• _Stated problem_:
Extract the lines of the material below, beginning with the first and ending with the line that holds "1.6, 1.8, 2];". Skip every picture.

[BEGIN Supplied records]

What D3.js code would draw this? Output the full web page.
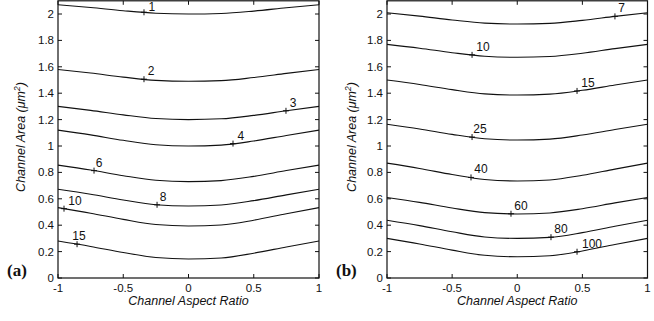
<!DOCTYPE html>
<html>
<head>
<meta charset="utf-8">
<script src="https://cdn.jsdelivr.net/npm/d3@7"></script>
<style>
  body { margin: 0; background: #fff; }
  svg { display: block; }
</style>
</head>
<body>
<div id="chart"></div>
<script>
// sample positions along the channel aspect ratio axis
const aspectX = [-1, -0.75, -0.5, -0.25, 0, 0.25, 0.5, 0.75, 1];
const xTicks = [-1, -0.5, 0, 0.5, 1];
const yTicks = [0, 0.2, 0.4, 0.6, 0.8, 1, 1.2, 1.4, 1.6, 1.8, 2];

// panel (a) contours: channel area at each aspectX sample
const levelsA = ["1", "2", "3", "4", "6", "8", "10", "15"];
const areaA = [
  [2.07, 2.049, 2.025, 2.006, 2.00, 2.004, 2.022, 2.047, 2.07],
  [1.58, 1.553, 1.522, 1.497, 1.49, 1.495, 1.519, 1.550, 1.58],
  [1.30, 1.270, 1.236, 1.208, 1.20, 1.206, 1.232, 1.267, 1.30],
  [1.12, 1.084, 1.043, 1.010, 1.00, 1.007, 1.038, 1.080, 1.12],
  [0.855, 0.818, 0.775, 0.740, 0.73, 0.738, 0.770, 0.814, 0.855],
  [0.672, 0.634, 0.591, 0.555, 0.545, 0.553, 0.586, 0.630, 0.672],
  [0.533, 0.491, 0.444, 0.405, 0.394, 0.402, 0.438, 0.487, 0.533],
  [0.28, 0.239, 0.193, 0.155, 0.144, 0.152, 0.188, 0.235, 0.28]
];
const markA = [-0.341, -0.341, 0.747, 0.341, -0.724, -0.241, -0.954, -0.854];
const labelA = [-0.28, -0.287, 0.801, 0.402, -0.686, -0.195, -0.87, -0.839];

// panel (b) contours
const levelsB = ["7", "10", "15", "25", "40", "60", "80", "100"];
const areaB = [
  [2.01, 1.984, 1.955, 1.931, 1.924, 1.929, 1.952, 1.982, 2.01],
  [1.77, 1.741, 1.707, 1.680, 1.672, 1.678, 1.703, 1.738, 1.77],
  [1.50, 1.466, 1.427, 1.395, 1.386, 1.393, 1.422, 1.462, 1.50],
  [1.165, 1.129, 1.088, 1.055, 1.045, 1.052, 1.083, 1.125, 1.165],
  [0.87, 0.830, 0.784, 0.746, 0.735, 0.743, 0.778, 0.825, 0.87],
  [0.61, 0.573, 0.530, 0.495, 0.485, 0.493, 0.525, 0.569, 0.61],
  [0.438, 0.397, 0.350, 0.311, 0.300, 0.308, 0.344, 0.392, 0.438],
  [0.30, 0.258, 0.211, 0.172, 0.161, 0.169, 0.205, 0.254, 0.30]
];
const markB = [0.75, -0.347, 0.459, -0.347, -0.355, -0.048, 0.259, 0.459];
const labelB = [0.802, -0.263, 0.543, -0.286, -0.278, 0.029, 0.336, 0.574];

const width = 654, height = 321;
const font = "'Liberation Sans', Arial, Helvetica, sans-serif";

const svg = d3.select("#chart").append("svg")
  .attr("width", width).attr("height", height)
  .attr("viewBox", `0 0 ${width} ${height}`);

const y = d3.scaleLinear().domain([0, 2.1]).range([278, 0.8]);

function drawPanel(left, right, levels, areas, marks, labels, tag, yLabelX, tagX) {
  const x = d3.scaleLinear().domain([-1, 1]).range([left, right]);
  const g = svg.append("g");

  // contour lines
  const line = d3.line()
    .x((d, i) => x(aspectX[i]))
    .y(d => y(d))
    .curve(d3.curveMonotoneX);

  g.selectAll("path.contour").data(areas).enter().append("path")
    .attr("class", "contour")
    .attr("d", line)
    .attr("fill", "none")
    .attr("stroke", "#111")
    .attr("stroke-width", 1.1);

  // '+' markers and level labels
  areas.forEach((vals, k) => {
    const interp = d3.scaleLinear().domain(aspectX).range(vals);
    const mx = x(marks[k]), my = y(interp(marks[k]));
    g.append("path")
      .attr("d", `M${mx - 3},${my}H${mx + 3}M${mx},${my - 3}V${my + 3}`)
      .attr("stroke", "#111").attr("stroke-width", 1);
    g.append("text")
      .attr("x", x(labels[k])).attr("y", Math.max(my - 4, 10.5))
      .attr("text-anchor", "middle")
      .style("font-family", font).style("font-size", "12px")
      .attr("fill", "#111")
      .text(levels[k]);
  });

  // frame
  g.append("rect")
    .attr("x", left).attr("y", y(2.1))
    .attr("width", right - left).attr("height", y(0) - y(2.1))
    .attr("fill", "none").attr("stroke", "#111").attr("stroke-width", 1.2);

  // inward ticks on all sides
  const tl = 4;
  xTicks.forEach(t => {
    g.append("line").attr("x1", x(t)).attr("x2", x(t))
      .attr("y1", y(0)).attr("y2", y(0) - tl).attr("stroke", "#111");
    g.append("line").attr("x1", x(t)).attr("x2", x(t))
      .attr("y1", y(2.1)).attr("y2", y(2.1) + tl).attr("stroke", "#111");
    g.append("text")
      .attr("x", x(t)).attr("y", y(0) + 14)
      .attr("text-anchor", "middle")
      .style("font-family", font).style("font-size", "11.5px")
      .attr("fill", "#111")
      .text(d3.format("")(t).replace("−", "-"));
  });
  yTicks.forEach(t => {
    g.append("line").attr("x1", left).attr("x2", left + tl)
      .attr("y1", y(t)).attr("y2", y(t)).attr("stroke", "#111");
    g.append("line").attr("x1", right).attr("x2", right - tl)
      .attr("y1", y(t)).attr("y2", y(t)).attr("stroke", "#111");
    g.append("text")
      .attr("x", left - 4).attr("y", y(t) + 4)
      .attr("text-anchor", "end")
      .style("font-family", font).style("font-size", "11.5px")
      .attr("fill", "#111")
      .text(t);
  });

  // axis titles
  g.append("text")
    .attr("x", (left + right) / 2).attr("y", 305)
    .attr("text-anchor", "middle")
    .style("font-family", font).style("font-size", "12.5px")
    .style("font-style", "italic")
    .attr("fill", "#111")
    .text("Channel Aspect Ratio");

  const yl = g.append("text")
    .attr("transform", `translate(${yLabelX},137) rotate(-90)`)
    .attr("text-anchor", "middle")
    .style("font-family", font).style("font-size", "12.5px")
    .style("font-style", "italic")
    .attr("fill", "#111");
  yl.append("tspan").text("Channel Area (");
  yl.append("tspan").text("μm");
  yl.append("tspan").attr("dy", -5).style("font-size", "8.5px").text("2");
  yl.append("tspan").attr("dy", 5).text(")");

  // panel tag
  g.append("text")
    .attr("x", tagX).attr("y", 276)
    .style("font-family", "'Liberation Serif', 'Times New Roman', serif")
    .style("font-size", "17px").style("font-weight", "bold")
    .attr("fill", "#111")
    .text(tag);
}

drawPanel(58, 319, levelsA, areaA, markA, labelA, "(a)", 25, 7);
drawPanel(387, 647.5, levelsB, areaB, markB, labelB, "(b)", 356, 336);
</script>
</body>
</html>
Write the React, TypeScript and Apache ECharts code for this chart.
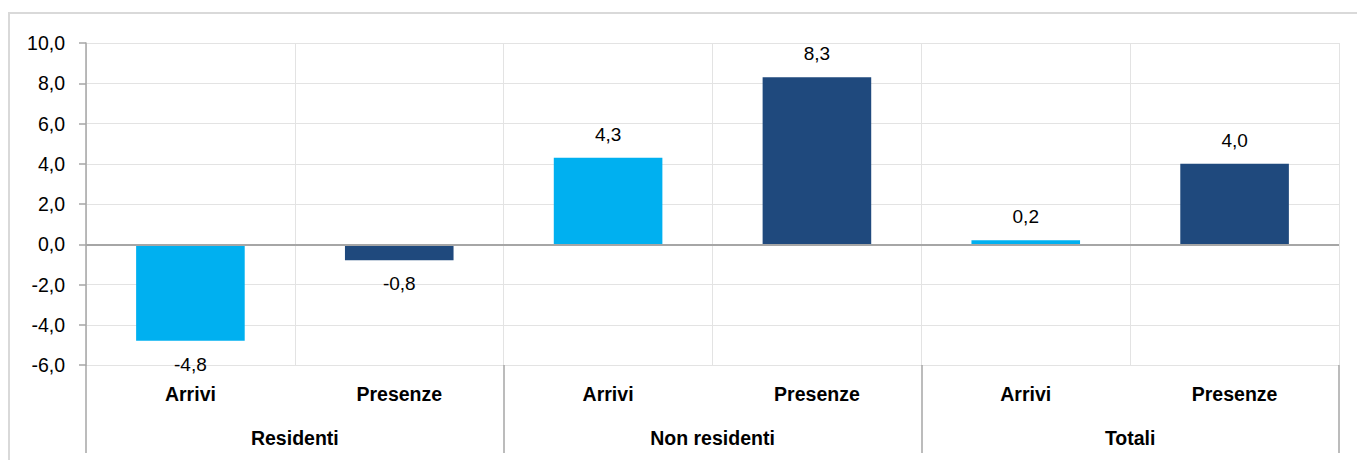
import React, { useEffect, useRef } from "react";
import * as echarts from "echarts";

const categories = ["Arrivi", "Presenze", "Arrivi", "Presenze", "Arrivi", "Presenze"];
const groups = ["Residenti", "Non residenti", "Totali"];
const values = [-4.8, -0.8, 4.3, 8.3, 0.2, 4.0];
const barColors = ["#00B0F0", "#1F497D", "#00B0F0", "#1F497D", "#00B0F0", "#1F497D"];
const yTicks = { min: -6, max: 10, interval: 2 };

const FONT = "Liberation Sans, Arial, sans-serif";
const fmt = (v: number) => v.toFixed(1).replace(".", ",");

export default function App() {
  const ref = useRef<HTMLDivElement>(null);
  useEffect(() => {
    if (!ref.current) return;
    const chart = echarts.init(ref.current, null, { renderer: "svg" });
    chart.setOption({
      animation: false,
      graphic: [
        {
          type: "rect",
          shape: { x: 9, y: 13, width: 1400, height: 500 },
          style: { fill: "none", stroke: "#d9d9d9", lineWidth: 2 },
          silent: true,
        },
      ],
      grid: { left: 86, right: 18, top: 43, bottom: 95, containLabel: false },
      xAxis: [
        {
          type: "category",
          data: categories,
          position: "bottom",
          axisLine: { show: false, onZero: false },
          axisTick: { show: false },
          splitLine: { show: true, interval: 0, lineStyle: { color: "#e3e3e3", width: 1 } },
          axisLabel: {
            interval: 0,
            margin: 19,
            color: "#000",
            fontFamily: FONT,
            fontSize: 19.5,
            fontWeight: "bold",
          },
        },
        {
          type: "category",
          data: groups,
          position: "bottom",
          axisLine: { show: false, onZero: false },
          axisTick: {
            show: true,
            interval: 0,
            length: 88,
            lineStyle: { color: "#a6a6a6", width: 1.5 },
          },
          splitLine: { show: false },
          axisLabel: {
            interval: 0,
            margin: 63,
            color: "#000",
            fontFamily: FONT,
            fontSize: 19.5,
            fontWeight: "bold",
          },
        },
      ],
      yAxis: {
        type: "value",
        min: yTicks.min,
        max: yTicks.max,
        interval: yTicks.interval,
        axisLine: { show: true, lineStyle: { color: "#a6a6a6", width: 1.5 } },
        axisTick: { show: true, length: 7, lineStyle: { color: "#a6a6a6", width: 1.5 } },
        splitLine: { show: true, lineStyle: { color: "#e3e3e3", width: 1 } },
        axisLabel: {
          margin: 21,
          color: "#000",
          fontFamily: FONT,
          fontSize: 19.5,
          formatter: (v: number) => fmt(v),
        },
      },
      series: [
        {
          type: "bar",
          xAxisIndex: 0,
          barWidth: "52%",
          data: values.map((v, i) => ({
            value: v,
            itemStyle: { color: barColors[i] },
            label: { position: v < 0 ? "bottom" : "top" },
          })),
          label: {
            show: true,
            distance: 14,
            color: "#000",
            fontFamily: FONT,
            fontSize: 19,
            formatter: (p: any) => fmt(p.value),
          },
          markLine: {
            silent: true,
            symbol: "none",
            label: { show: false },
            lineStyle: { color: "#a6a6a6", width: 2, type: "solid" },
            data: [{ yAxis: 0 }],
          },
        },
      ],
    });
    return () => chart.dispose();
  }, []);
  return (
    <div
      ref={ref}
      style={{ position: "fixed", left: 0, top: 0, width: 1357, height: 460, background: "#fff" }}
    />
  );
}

[END Supplied records]

• _Worked solution_:
What D3.js code would draw this? Output the full web page.
<!DOCTYPE html>
<html>
<head>
<meta charset="utf-8">
<script src="https://cdn.jsdelivr.net/npm/d3@7"></script>
<style>
  body { margin: 0; background: #fff; }
  svg { display: block; }
</style>
</head>
<body>
<div id="chart"></div>
<script>
// sample positions along the channel aspect ratio axis
const aspectX = [-1, -0.75, -0.5, -0.25, 0, 0.25, 0.5, 0.75, 1];
const xTicks = [-1, -0.5, 0, 0.5, 1];
const yTicks = [0, 0.2, 0.4, 0.6, 0.8, 1, 1.2, 1.4, 1.6, 1.8, 2];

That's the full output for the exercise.